I am not into the field at all. I am trying to understand what is the actual use of S3 encryption if the file is decrypted automatically when requested access to it.

Anyone with permissions to access the file can get the file.

Others with no permissions cannot access the file in the first place.

Basically that is how I see it.

How could one get the file at all without access permission to the S3 bucket?

Edit: The question came out of reading whitepapers regarding hipaa compliance.

Is an S3 bucket considered hipaa compliant if S3 bucket is not encrypted and access to the bucket is possibile only to services running inside the corresponding aws account.

  • 2
    It'll tick off various "encrypted-at-rest" requirements folks have with clients.
    – ceejayoz
    Sep 17, 2018 at 19:49
  • I still don't understand the point of this encryption at rest (where amazon holds the keys) - obviously anything that you don't care at all about, it doesn't matter if it is not encrypted or encrypted at rest, in which case why not use not encrypted - and anything you do care about, then you would do end to end encryption - so why even bother with this encryption at rest option?
    – balupton
    Dec 23, 2020 at 8:36

2 Answers 2


Hypothetically speaking, imagine if a rogue Amazon employee bypassed the normal access restrictions and got physical access to your S3 storage media. They would have access to your cleartext data. There are various unfortunate scenarios that I could think of that might put your unencrypted data at risk of exposure. This is why S3 encryption at-rest is a very good idea if you feel your data is at all sensitive. By not encrypting at-rest, you are basically giving absolute trust to any individual who comes in physical contact with your data. You should trust nobody.

With that said, if you truly are dealing with sensitive data being stored in S3, you SHOULD NOT be transmitting this data in the clear at all. If you want to truly be as secure as possible, you should implement client-side encryption of the data, before it is ever sent to S3. On top of this, I would use TLS encryption of the connection to S3. At this point, your data in encrypted before it ever gets to S3, and you can optionally decide whether to turn on S3 server-side encryption for yet another layer of encryption, because why not? It's free to do so, right?

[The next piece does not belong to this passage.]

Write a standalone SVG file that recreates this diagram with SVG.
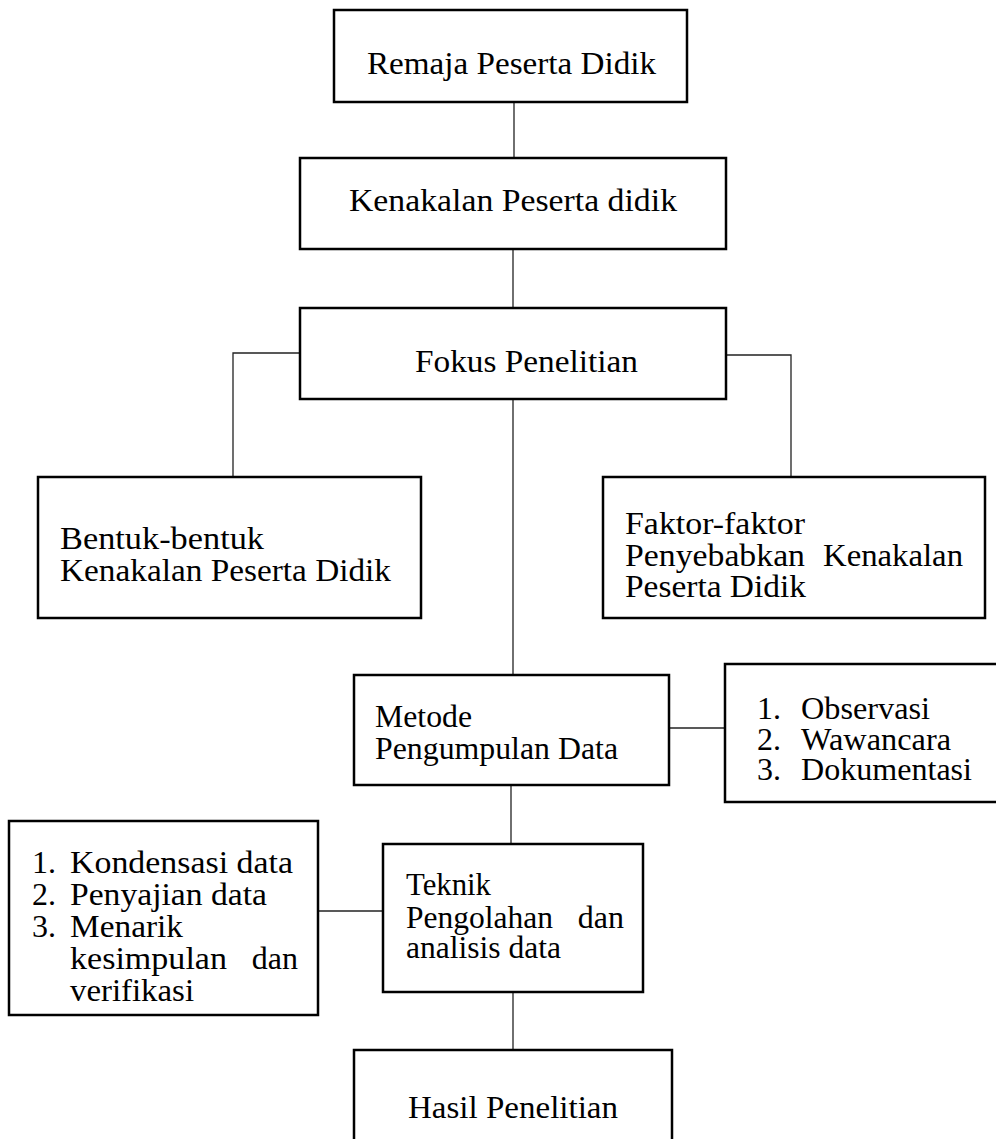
<svg xmlns="http://www.w3.org/2000/svg" width="996" height="1139" viewBox="0 0 996 1139">
<style>
.box{fill:#fff;stroke:#000;stroke-width:2.5}
.con{fill:none;stroke:#222;stroke-width:1.3}
text{font-family:"Liberation Serif","Times New Roman",serif;font-size:32px;fill:#000}
.end{text-anchor:end}
</style>
<rect width="996" height="1139" fill="#fff"/>
<g id="connectors">
<line class="con" x1="514" y1="102" x2="514" y2="158"/>
<line class="con" x1="513" y1="249" x2="513" y2="308"/>
<line class="con" x1="513" y1="399" x2="513" y2="676"/>
<polyline class="con" points="300,353 233,353 233,477"/>
<polyline class="con" points="726,355 791,355 791,477"/>
<line class="con" x1="669" y1="728" x2="725" y2="728"/>
<line class="con" x1="511" y1="785" x2="511" y2="844"/>
<line class="con" x1="318" y1="911" x2="383" y2="911"/>
<line class="con" x1="513" y1="992" x2="513" y2="1050"/>
</g>
<g id="remaja">
<rect class="box" x="334" y="10" width="353" height="92"/>
<text x="367" y="74" textLength="289" lengthAdjust="spacingAndGlyphs">Remaja Peserta Didik</text>
</g>
<g id="kenakalan">
<rect class="box" x="300" y="158" width="426" height="91"/>
<text x="349" y="211" textLength="328" lengthAdjust="spacingAndGlyphs">Kenakalan Peserta didik</text>
</g>
<g id="fokus">
<rect class="box" x="300" y="308" width="426" height="91"/>
<text x="415" y="372" textLength="223" lengthAdjust="spacingAndGlyphs">Fokus Penelitian</text>
</g>
<g id="bentuk">
<rect class="box" x="38" y="477" width="383" height="141"/>
<text x="60" y="549" textLength="204" lengthAdjust="spacingAndGlyphs">Bentuk-bentuk</text>
<text x="60" y="581" textLength="331" lengthAdjust="spacingAndGlyphs">Kenakalan Peserta Didik</text>
</g>
<g id="faktor">
<rect class="box" x="603" y="477" width="382" height="141"/>
<text x="625" y="534" textLength="180" lengthAdjust="spacingAndGlyphs">Faktor-faktor</text>
<text x="625" y="566" textLength="180" lengthAdjust="spacingAndGlyphs">Penyebabkan</text>
<text x="823" y="566" textLength="140" lengthAdjust="spacingAndGlyphs">Kenakalan</text>
<text x="625" y="597" textLength="181" lengthAdjust="spacingAndGlyphs">Peserta Didik</text>
</g>
<g id="metode">
<rect class="box" x="354" y="675" width="315" height="110"/>
<text x="375" y="727" textLength="97" lengthAdjust="spacingAndGlyphs">Metode</text>
<text x="375" y="759" textLength="243" lengthAdjust="spacingAndGlyphs">Pengumpulan Data</text>
</g>
<g id="metode-list">
<rect class="box" x="725" y="664" width="300" height="138"/>
<text x="757" y="719">1.</text>
<text x="801" y="719" textLength="129" lengthAdjust="spacingAndGlyphs">Observasi</text>
<text x="757" y="750">2.</text>
<text x="801" y="750" textLength="150" lengthAdjust="spacingAndGlyphs">Wawancara</text>
<text x="757" y="780">3.</text>
<text x="801" y="780" textLength="171" lengthAdjust="spacingAndGlyphs">Dokumentasi</text>
</g>
<g id="teknik">
<rect class="box" x="383" y="844" width="260" height="148"/>
<text x="406" y="895" textLength="85" lengthAdjust="spacingAndGlyphs">Teknik</text>
<text x="406" y="928" textLength="147" lengthAdjust="spacingAndGlyphs">Pengolahan</text>
<text class="end" x="624" y="928">dan</text>
<text x="406" y="958" textLength="155" lengthAdjust="spacingAndGlyphs">analisis data</text>
</g>
<g id="analisis-list">
<rect class="box" x="9" y="821" width="309" height="194"/>
<text x="32" y="873">1.</text>
<text x="70" y="873" textLength="223" lengthAdjust="spacingAndGlyphs">Kondensasi data</text>
<text x="32" y="905">2.</text>
<text x="70" y="905" textLength="197" lengthAdjust="spacingAndGlyphs">Penyajian data</text>
<text x="32" y="937">3.</text>
<text x="70" y="937" textLength="113" lengthAdjust="spacingAndGlyphs">Menarik</text>
<text x="70" y="969" textLength="157" lengthAdjust="spacingAndGlyphs">kesimpulan</text>
<text class="end" x="298" y="969">dan</text>
<text x="70" y="1001" textLength="124" lengthAdjust="spacingAndGlyphs">verifikasi</text>
</g>
<g id="hasil">
<rect class="box" x="354" y="1050" width="318" height="120"/>
<text x="408" y="1118" textLength="210" lengthAdjust="spacingAndGlyphs">Hasil Penelitian</text>
</g>
</svg>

I'll admit I'm not a HIPPA expert - it's not something I personally have to deal with, but I do understand the nature of securing sensitive customer data. If you are in a position to be responsible for such things, then I don't know why you wouldn't default to using the most layers of security possible. Only trying to do the bare minimum is how companies end up in the news headlines due to "unexpected" (negligent) data leaks. Don't be the person responsible for bad news headlines for your company. Secure your sensitive data as much as possible, and certainly as much as is required.

  • Lets say that physical access to my S3 data is impossibile. Then use of S3 encryption is not in our scope of understanding? Would you agree on that?
    – titus
    Sep 17, 2018 at 21:02
  • Physical access is always possible. It's stored on a physical object that people - vetted people in a secure facility, but people - have physical access to.
    – ceejayoz
    Sep 17, 2018 at 21:05
  • 3
    Saying that "physical access to S3 storage is impossible" is a logical fallacy. I can't agree to that.
    – guzzijason
    Sep 17, 2018 at 21:35
  • = ) yes I am far for worying about that.Then I will accept your answer. Thank you for noticing the question.
    – titus
    Sep 18, 2018 at 22:13

S3 encryption is largely a tick in the compliance checkbox for PCI / HIPPA and similar standards. It prevents anyone who gets access to the physical media accessing your data, which while possible is extremely unlikely given the physical controls and media disposal that AWS uses.

If the same company that holds your data also holds the encryption keys then they can decrypt your data. AWS no doubt has significant controls that prevents employees getting access to both encryption keys and data, but nothing is perfect and all software has bugs.

As @guzzijason says, if your data is critical then you should encrypt your data before it is sent to S3. If you're running your servers in EC2 they're still AWS controlled, but at least it's another layer of encryption and another hoop to jump through for an attacker to access the data.

There's no reason not to encrypt your data in S3, as it does increase security - the only question is by how much.

2021 update - encryption does also incur KMS costs, but using S3 bucket keys can reduce this cost.